2026-05-22 12:40 ET - News Release

Mr. Robert McAllister reports

ENERTOPIA ANNOUNCES PROPOSED FINANCING

Enertopia Corp. intends to complete a non-brokered private placement equity financing for gross proceeds of up to $800,000.

Enertopia intends to complete a non-brokered private placement financing of four million units priced at 20 Canadian cents; with each unit consisting of one common share of the company and one non-transferable share purchase warrant, with each whole warrant entitling the holder to purchase one additional common share of the company for a period of 24 months from the date of issuance at a purchase price of 20 U.S. cents.

Enertopia intends to use the proceeds of the offering as follows: accelerating the development opportunities of the company's portfolio of patent and patent-pending hydrogen technologies, investigation of acquisition opportunities, and for general corporate and working capital purposes. The actual allocation of the proceeds may vary from the uses set forth above, depending on future operations or unforeseen events or mineral opportunities in North America. If the offering is not fully subscribed, the company may apply the proceeds of the offering in such priority and proportions as the board of directors of the company determines to be in the best interests of company.

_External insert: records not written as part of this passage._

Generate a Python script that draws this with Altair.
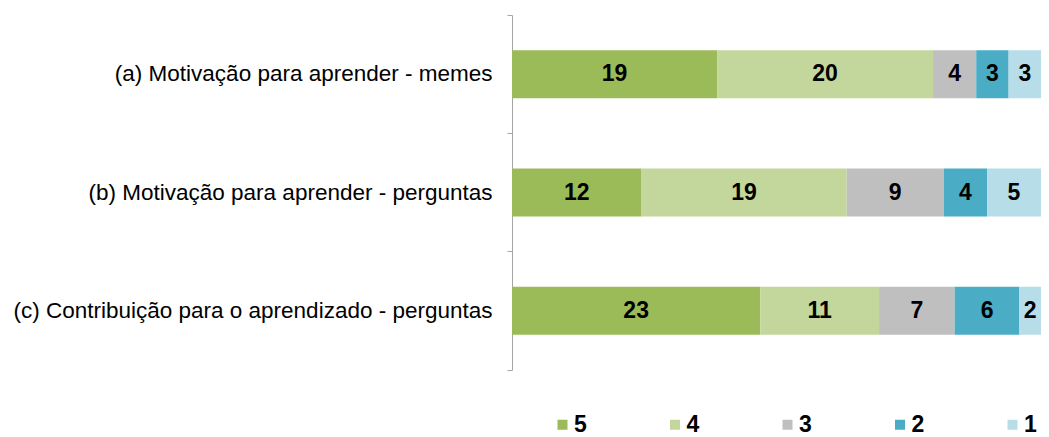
import altair as alt
import pandas as pd

categories = [
    "(a) Motivação para aprender - memes",
    "(b) Motivação para aprender - perguntas",
    "(c) Contribuição para o aprendizado - perguntas",
]
levels = ["5", "4", "3", "2", "1"]
v5 = [19, 12, 23]
v4 = [20, 19, 11]
v3 = [4, 9, 7]
v2 = [3, 4, 6]
v1 = [3, 5, 2]
colors = ["#9BBB59", "#C3D69B", "#BFBFBF", "#4BACC6", "#B7DEE8"]

series = [v5, v4, v3, v2, v1]
rows = []
for li, (lev, vals) in enumerate(zip(levels, series)):
    for ci, cat in enumerate(categories):
        rows.append({"q": cat, "nivel": lev, "ord": li, "v": vals[ci]})
df = pd.DataFrame(rows)

FONT = "Liberation Sans"

base = alt.Chart(df).transform_stack(
    stack="v", groupby=["q"], sort=[alt.SortField("ord", order="ascending")], as_=["x0", "x1"]
).transform_calculate(mid="(datum.x0 + datum.x1) / 2")

yenc = alt.Y(
    "q:N",
    sort=categories,
    title=None,
    scale=alt.Scale(paddingInner=0, paddingOuter=0),
    axis=alt.Axis(
        bandPosition=1,
        tickExtra=True,
        tickSize=5,
        labelPadding=15,
        labelFont=FONT,
        labelFontSize=22.5,
        labelColor="#000000",
        labelLimit=600,
        domainColor="#A6A6A6",
        tickColor="#A6A6A6",
        grid=False,
    ),
)

xscale = alt.Scale(domain=[0, 49], nice=False, zero=True)

bars = base.mark_bar(size=48).encode(
    y=yenc,
    x=alt.X("x0:Q", scale=xscale, axis=None),
    x2="x1:Q",
    color=alt.Color(
        "nivel:N",
        sort=levels,
        scale=alt.Scale(domain=levels, range=colors),
        legend=alt.Legend(
            title=None,
            orient="none",
            legendX=39,
            legendY=398,
            direction="horizontal",
            columns=5,
            columnPadding=76.5,
            symbolType="square",
            symbolSize=100,
            symbolStrokeWidth=0,
            labelFont=FONT,
            labelFontSize=23,
            labelFontWeight="bold",
            labelColor="#000000",
            labelOffset=0,
            padding=0,
        ),
    ),
)

texts = base.mark_text(font=FONT, fontSize=23, fontWeight="bold", color="#000000").encode(
    y=alt.Y("q:N", sort=categories),
    x=alt.X("mid:Q", scale=xscale),
    text="v:Q",
)

chart = (
    alt.layer(bars, texts)
    .properties(
        width=529,
        height=355,
        autosize=alt.AutoSizeParams(type="none"),
        padding={"left": 504, "top": 7, "right": 0, "bottom": 90},
    )
    .configure_view(stroke=None)
)

chart.save("out.html", embed_options={"renderer": "svg", "actions": False})
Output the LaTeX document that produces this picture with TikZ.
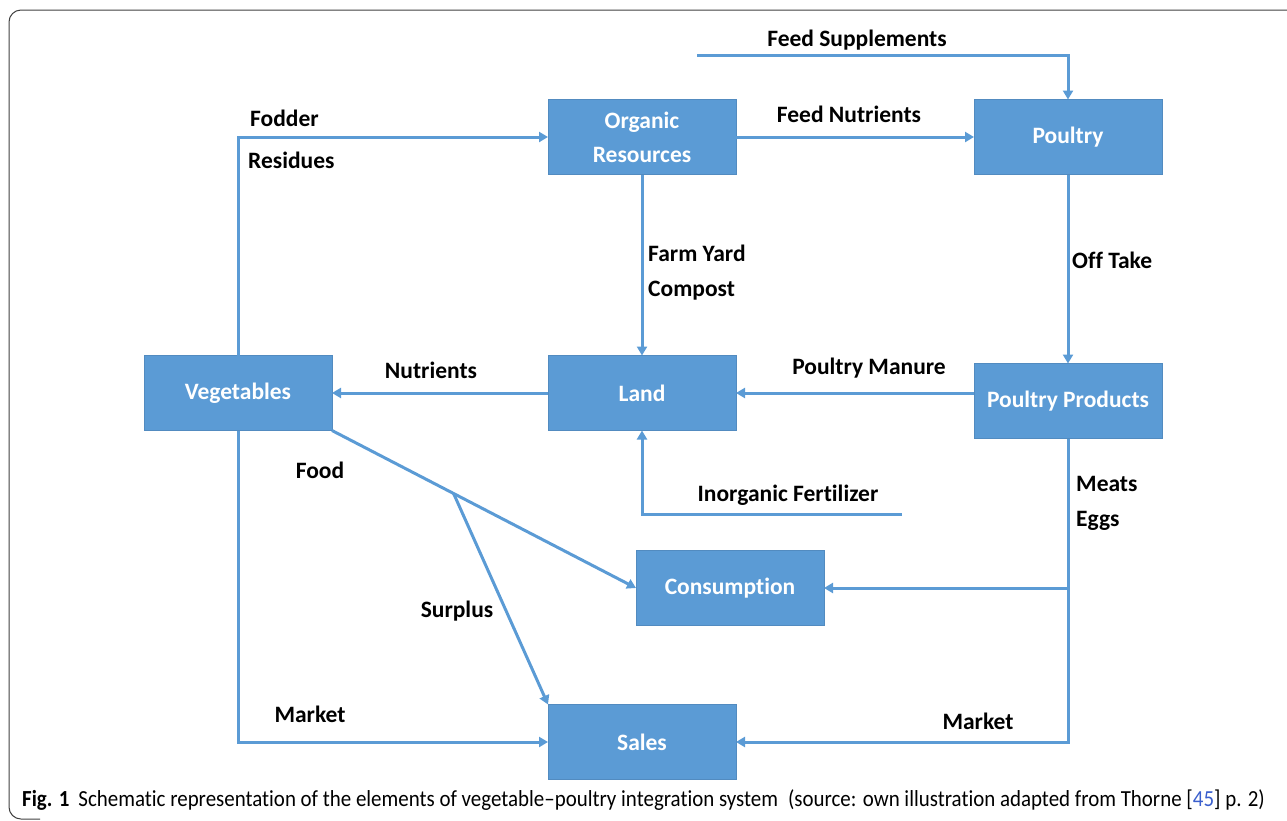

The offering may be completed pursuant to B.C. Instrument 45-534 -- Exemption from Prospectus Requirement for Certain Trades to Existing Security Holders (BCI 45-534) and the corresponding blanket orders and rules implementing BCI 45-534 in the participating jurisdictions in respect thereof; and B.C. Instrument 45-536 -- Exemption from Prospectus Requirements for Certain Distributions through an Investment Dealer (BCI 45-536) and the corresponding blanket orders and rules implementing BCI 45-536 in the participating jurisdictions in respect thereof.

In addition to conducting the offering pursuant to the existing security holder exemption and investment dealer exemption, the company will also accept subscriptions for units where other prospectus exemptions are available.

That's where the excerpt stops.